--- start COLLECTED DATA ---

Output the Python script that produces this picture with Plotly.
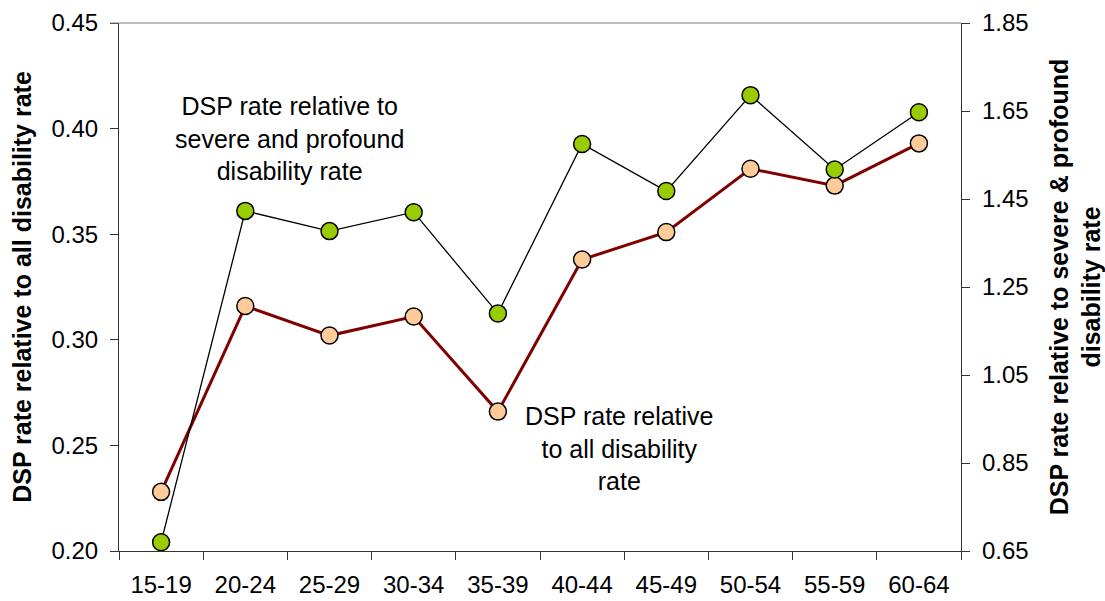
import plotly.graph_objects as go

# Age groups on the category axis
age_groups = ["15-19", "20-24", "25-29", "30-34", "35-39",
              "40-44", "45-49", "50-54", "55-59", "60-64"]

# DSP rate relative to all disability rate (left axis)
rel_all_disability = [0.228, 0.316, 0.302, 0.311, 0.266,
                      0.338, 0.351, 0.381, 0.373, 0.393]

# DSP rate relative to severe & profound disability rate (right axis)
rel_severe_profound = [0.670, 1.423, 1.377, 1.420, 1.190,
                       1.575, 1.468, 1.686, 1.517, 1.647]

left_ticks = [0.20, 0.25, 0.30, 0.35, 0.40, 0.45]
right_ticks = [0.65, 0.85, 1.05, 1.25, 1.45, 1.65, 1.85]

FONT = "Liberation Sans, Arial, sans-serif"
AXIS_COLOR = "#333333"

fig = go.Figure()

fig.add_trace(go.Scatter(
    x=age_groups, y=rel_all_disability, mode="lines+markers",
    line=dict(color="#800000", width=3),
    marker=dict(size=17, color="#FFCC99", line=dict(color="black", width=1.5)),
    yaxis="y", showlegend=False,
))

fig.add_trace(go.Scatter(
    x=age_groups, y=rel_severe_profound, mode="lines+markers",
    line=dict(color="black", width=1.3),
    marker=dict(size=17, color="#99CC00", line=dict(color="black", width=1.5)),
    yaxis="y2", showlegend=False,
))

common_tick = dict(tickfont=dict(family=FONT, size=24, color="black"),
                   showgrid=False, zeroline=False, automargin=False)

fig.update_layout(
    width=1105, height=601,
    margin=dict(l=119, r=144, t=23, b=50),
    paper_bgcolor="white", plot_bgcolor="white",
    font=dict(family=FONT, color="black"),
    xaxis=dict(
        type="category", range=[-0.5, 9.5], tickson="boundaries",
        ticks="outside", ticklen=8, tickcolor=AXIS_COLOR, tickwidth=1.2,
        showline=True, linecolor=AXIS_COLOR, linewidth=1.2,
        ticklabelstandoff=12,
        **common_tick,
    ),
    xaxis2=dict(
        overlaying="x", range=[-0.5, 9.5], tick0=0.5, dtick=1,
        ticks="inside", ticklen=8, tickcolor=AXIS_COLOR, tickwidth=1.2,
        showticklabels=False, showline=False, showgrid=False, zeroline=False,
        anchor="y", automargin=False,
    ),
    yaxis=dict(
        range=[0.20, 0.45], tickvals=left_ticks, tickformat=".2f",
        ticks="outside", ticklen=8, tickcolor=AXIS_COLOR, tickwidth=1.2,
        showline=True, linecolor=AXIS_COLOR, linewidth=1.2,
        ticklabelstandoff=7,
        title=dict(text="<b>DSP rate relative to all disability rate</b>",
                   font=dict(family=FONT, size=25), standoff=12),
        **common_tick,
    ),
    yaxis2=dict(
        range=[0.65, 1.85], tickvals=right_ticks, tickformat=".2f",
        overlaying="y", side="right", anchor="x",
        ticks="outside", ticklen=8, tickcolor=AXIS_COLOR, tickwidth=1.2,
        showline=True, linecolor=AXIS_COLOR, linewidth=1.2,
        ticklabelstandoff=7,
        title=dict(text="<b>DSP rate relative to severe & profound<br>disability rate</b>",
                   font=dict(family=FONT, size=25), standoff=22),
        **common_tick,
    ),
    yaxis3=dict(
        range=[0.20, 0.45], tickvals=left_ticks, overlaying="y", anchor="x",
        ticks="inside", ticklen=8, tickcolor=AXIS_COLOR, tickwidth=1.2,
        showticklabels=False, showline=False, showgrid=False, zeroline=False,
        automargin=False,
    ),
    yaxis4=dict(
        range=[0.65, 1.85], tickvals=right_ticks, overlaying="y", side="right",
        anchor="x", ticks="inside", ticklen=8, tickcolor=AXIS_COLOR, tickwidth=1.2,
        showticklabels=False, showline=False, showgrid=False, zeroline=False,
        automargin=False,
    ),
    shapes=[dict(type="line", xref="paper", yref="paper",
                 x0=-0.01, x1=1, y0=1, y1=1,
                 line=dict(color="#808080", width=1.2))],
    annotations=[
        dict(text="DSP rate relative to<br>severe and profound<br>disability rate",
             xref="paper", yref="paper", x=0.203, y=0.782,
             xanchor="center", yanchor="middle",
             showarrow=False, align="center",
             font=dict(family=FONT, size=25, color="black")),
        dict(text="DSP rate relative<br>to all disability<br>rate",
             xref="paper", yref="paper", x=0.594, y=0.195,
             xanchor="center", yanchor="middle",
             showarrow=False, align="center",
             font=dict(family=FONT, size=25, color="black")),
    ],
)

fig.write_html("out.html")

--- end COLLECTED DATA ---

Repeat the listing above exactly from its first line to the line containing "fig = go.Figure()", both included, and omit the pictures.

TASK OUTPUT ▸
Output the Python script that produces this picture with Plotly.
import plotly.graph_objects as go

# Age groups on the category axis
age_groups = ["15-19", "20-24", "25-29", "30-34", "35-39",
              "40-44", "45-49", "50-54", "55-59", "60-64"]

# DSP rate relative to all disability rate (left axis)
rel_all_disability = [0.228, 0.316, 0.302, 0.311, 0.266,
                      0.338, 0.351, 0.381, 0.373, 0.393]

# DSP rate relative to severe & profound disability rate (right axis)
rel_severe_profound = [0.670, 1.423, 1.377, 1.420, 1.190,
                       1.575, 1.468, 1.686, 1.517, 1.647]

left_ticks = [0.20, 0.25, 0.30, 0.35, 0.40, 0.45]
right_ticks = [0.65, 0.85, 1.05, 1.25, 1.45, 1.65, 1.85]

FONT = "Liberation Sans, Arial, sans-serif"
AXIS_COLOR = "#333333"

fig = go.Figure()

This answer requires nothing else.